Ojeda Salazar’s conduct after the attack added another part to the prosecution’s chronology. Tampa police said he left the apartment complex in a white sedan and later abandoned the vehicle. Investigators determined that he had traveled to Maryland and gone to his brother’s home. The U.S. Marshals Capitol Area Fugitive Task Force arrested him there on Nov. 27, the day after the killings. His departure did not prove every element of the murder counts by itself, but it allowed prosecutors to present jurors with a continuous sequence from the failing relationship to the attack and then to his flight.

Once returned to Florida, Ojeda Salazar sought release on bond. A Hillsborough County judge refused that request in December 2023 after hearing from a family friend and an investigating detective. The judge cited the evidence involving Mariana’s effort to protect her mother and ordered Ojeda Salazar held while the case proceeded. The decision ensured that he remained in custody during the long interval between arrest and trial. At that hearing, the allegations were still unproven; the 2026 jury verdict converted them into criminal findings.

The relationship evidence also gave context to a loss that extended beyond the courtroom. Friends said Cabrejo Molina had moved from Colombia to the United States in hopes of building a better life for her children. She was the mother of another daughter, who was 4 years old when Cabrejo Molina and Mariana were killed. Members of the Colombian community in Tampa later held a vigil, remembering the mother and teenager and supporting relatives confronted with two deaths and the needs of the surviving child.

State Attorney Suzy Lopez said the case was heartbreaking and described Mariana as courageous for trying to defend her mother. Lopez said the verdict held Ojeda Salazar accountable and delivered a measure of justice for a family permanently changed by the murders. The prosecutor’s statement framed the convictions as the formal response to conduct that had begun in a private relationship but ended with consequences for two children, an eyewitness, extended relatives and a community that gathered publicly to mourn.

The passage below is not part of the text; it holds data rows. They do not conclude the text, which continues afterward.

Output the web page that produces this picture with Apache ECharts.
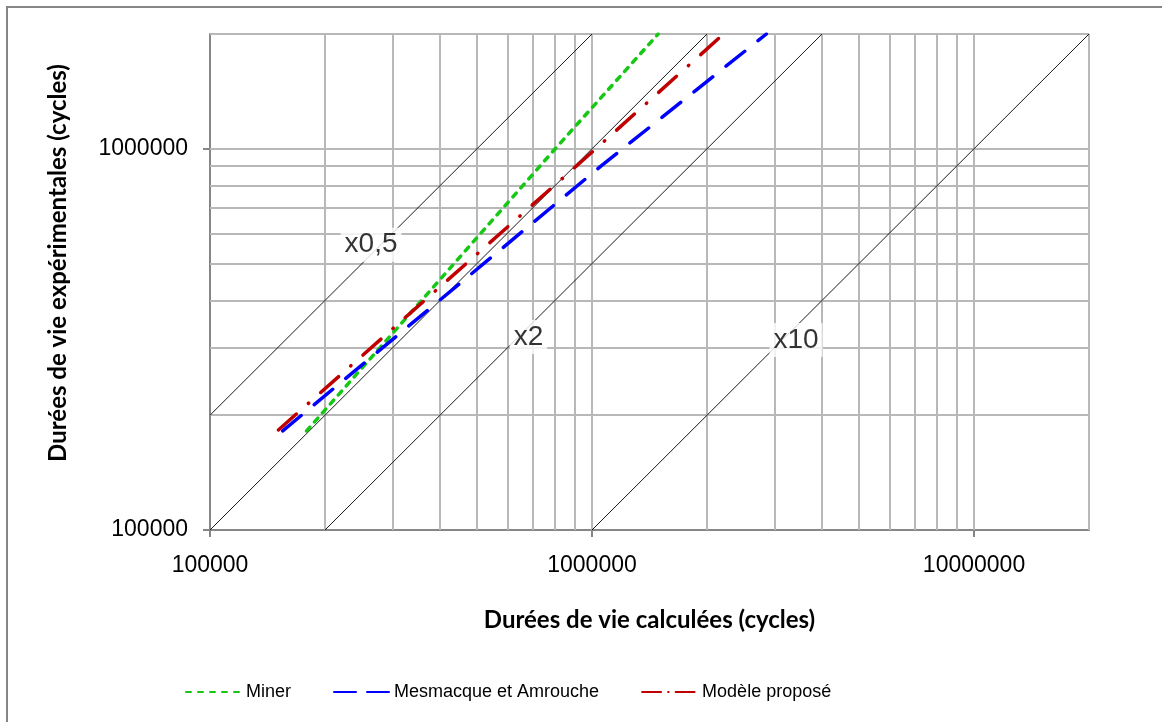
<!DOCTYPE html>
<html>
<head>
<meta charset="utf-8">
<title>Durées de vie</title>
<script src="https://cdn.jsdelivr.net/npm/echarts@6.0.0/dist/echarts.min.js"></script>
<style>
  html, body { margin: 0; padding: 0; background: #fff; }
  #chart { width: 1162px; height: 722px; }
</style>
</head>
<body>
<div id="chart"></div>
<script>
// durées calculées (x) / expérimentales (y)
var minerX = [179000, 811000, 1490000];
var minerY = [182000, 1014000, 2000000];
var mesmX = [155000, 1053000, 2860000];
var mesmY = [182000, 899000, 2000000];
var modeleX = [151000, 1005000, 2210000];
var modeleY = [183000, 984000, 2000000];

// droites de référence y = x / k et leurs étiquettes
var refFactors = [0.5, 1, 2, 10];
var refLabels = ['x0,5', 'x2', 'x10'];
var refLabelX = [264000, 682000, 3420000];
var refLabelY = [560000, 321000, 315000];

var xTicks = [100000, 1000000, 10000000];
var yTicks = [100000, 1000000];
var xGrid = [200000, 300000, 400000, 500000, 600000, 700000, 800000, 900000, 1000000,
  2000000, 3000000, 4000000, 5000000, 6000000, 7000000, 8000000, 9000000, 10000000, 20000000];
var yGrid = [200000, 300000, 400000, 500000, 600000, 700000, 800000, 900000, 1000000, 2000000];

var X_MIN = 100000, X_MAX = 20000000, Y_MIN = 100000, Y_MAX = 2000000;

function zip(a, b) {
  return a.map(function (v, i) { return [v, b[i]]; });
}

var chart = echarts.init(document.getElementById('chart'), null, { renderer: 'canvas' });

var gridColor = '#b8b8b8';
var axisColor = '#868686';
var textFont = '"Liberation Sans", Arial, sans-serif';
var titleFont = 'Lato, "Open Sans", sans-serif';

var refSeries = refFactors.map(function (k, i) {
  var x0 = Math.max(X_MIN, Y_MIN * k), x1 = Math.min(X_MAX, Y_MAX * k);
  var s = {
    type: 'line',
    name: 'ref' + i,
    data: [[x0, x0 / k], [x1, x1 / k]],
    symbol: 'none',
    silent: true,
    z: 2,
    lineStyle: { color: '#1a1a1a', width: 1 }
  };
  if (i === 0) {
    // quadrillage principal et secondaire (log)
    s.markLine = {
      silent: true,
      symbol: 'none',
      z: 1,
      label: { show: false },
      animation: false,
      lineStyle: { color: gridColor, width: 2, type: 'solid' },
      data: xGrid.map(function (v) { return { xAxis: v }; })
        .concat(yGrid.map(function (v) { return { yAxis: v }; }))
    };
  }
  return s;
});

var option = {
  animation: false,
  backgroundColor: '#fff',
  graphic: [{
    type: 'rect',
    shape: { x: 7, y: 7, width: 1400, height: 1000 },
    style: { fill: 'none', stroke: axisColor, lineWidth: 2 },
    silent: true
  }],
  grid: { left: 210, right: 73, top: 34, bottom: 192 },
  legend: {
    left: 180,
    top: 678,
    itemWidth: 55,
    itemHeight: 14,
    itemGap: 42,
    itemStyle: { opacity: 0 },
    data: [
      { name: 'Miner' },
      { name: 'Mesmacque et Amrouche', lineStyle: { type: [22, 11] } },
      { name: 'Modèle proposé', lineStyle: { type: [19, 7, 0.5, 7] } }
    ],
    textStyle: { fontFamily: textFont, fontSize: 18, color: '#000' }
  },
  xAxis: {
    type: 'log',
    logBase: 10,
    min: X_MIN,
    max: X_MAX,
    name: 'Durées de vie calculées (cycles)',
    nameLocation: 'middle',
    nameGap: 78,
    nameTextStyle: { fontFamily: titleFont, fontWeight: 'bold', fontSize: 24, color: '#000' },
    axisLine: { show: true, lineStyle: { color: axisColor, width: 2 } },
    axisTick: { show: true, length: 7, lineStyle: { color: axisColor, width: 2 }, customValues: xTicks },
    axisLabel: {
      margin: 24, fontFamily: textFont, fontSize: 23, color: '#000',
      customValues: xTicks,
      formatter: function (v) { return String(Math.round(v)); }
    },
    splitLine: { show: false }
  },
  yAxis: {
    type: 'log',
    logBase: 10,
    min: Y_MIN,
    max: Y_MAX,
    name: 'Durées de vie expérimentales (cycles)',
    nameLocation: 'middle',
    nameGap: 140,
    nameTextStyle: {
      fontFamily: titleFont, fontWeight: 'bold', fontSize: 24, color: '#000',
      padding: [0, 0, 0, 38]
    },
    axisLine: { show: true, lineStyle: { color: axisColor, width: 2 } },
    axisTick: { show: true, length: 7, lineStyle: { color: axisColor, width: 2 }, customValues: yTicks },
    axisLabel: {
      margin: 22, fontFamily: textFont, fontSize: 23, color: '#000',
      customValues: yTicks,
      formatter: function (v) { return String(Math.round(v)); }
    },
    splitLine: { show: false }
  },
  series: refSeries.concat([
    {
      type: 'scatter',
      name: 'labels',
      silent: true,
      symbolSize: 0,
      z: 4,
      data: refLabels.map(function (t, i) { return { name: t, value: [refLabelX[i], refLabelY[i]] }; }),
      label: {
        show: true,
        position: 'inside',
        formatter: '{b}',
        fontFamily: textFont,
        fontSize: 28,
        color: '#000',
        backgroundColor: '#fff',
        padding: [3, 4]
      }
    },
    {
      type: 'line',
      name: 'Miner',
      data: zip(minerX, minerY),
      symbol: 'none',
      z: 5,
      color: '#14c814',
      lineStyle: { color: '#14c814', width: 3.5, type: [5, 7], cap: 'round' }
    },
    {
      type: 'line',
      name: 'Mesmacque et Amrouche',
      data: zip(mesmX, mesmY),
      symbol: 'none',
      z: 5,
      color: '#0000ff',
      lineStyle: { color: '#0000ff', width: 3.5, type: [24, 17], cap: 'round' }
    },
    {
      type: 'line',
      name: 'Modèle proposé',
      data: zip(modeleX, modeleY),
      symbol: 'none',
      z: 5,
      color: '#c00000',
      lineStyle: { color: '#c00000', width: 3.5, type: [24, 16, 0.5, 16], cap: 'round' }
    }
  ])
};

chart.setOption(option);
</script>
</body>
</html>
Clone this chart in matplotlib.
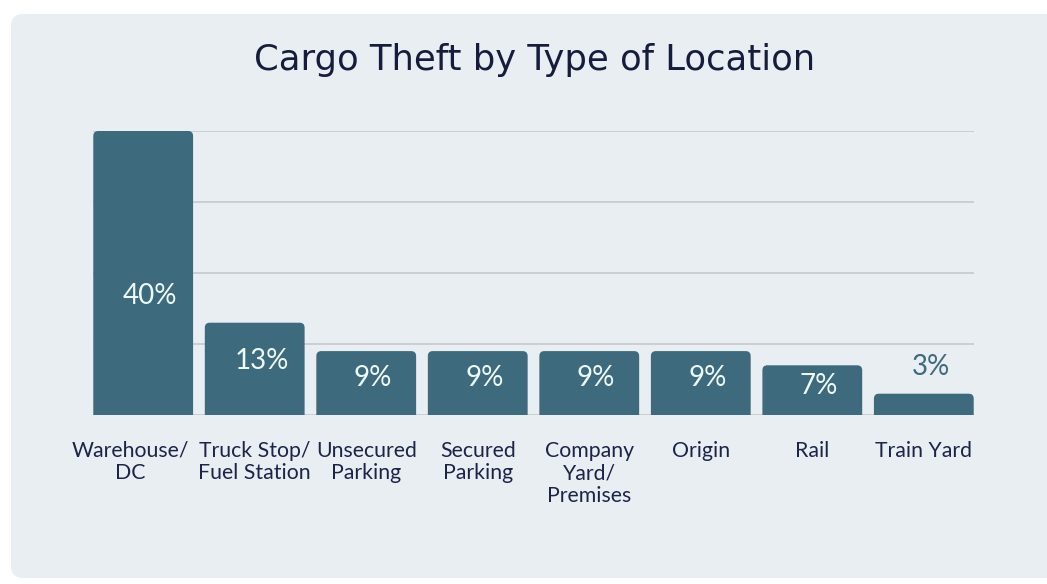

The record now shows a relationship approaching its end, a morning argument, the killings of a mother and daughter, a flight of more than 800 miles and a prosecution that lasted more than two years. Ojeda Salazar’s life sentences close the trial and penalty stages. The text messages that documented Cabrejo Molina’s desire to leave remain significant because they place the violence within the final breakdown of the relationship without changing the larger legal finding: he was convicted of deliberately murdering both her and Mariana.

Author note: Last updated July 15, 2026.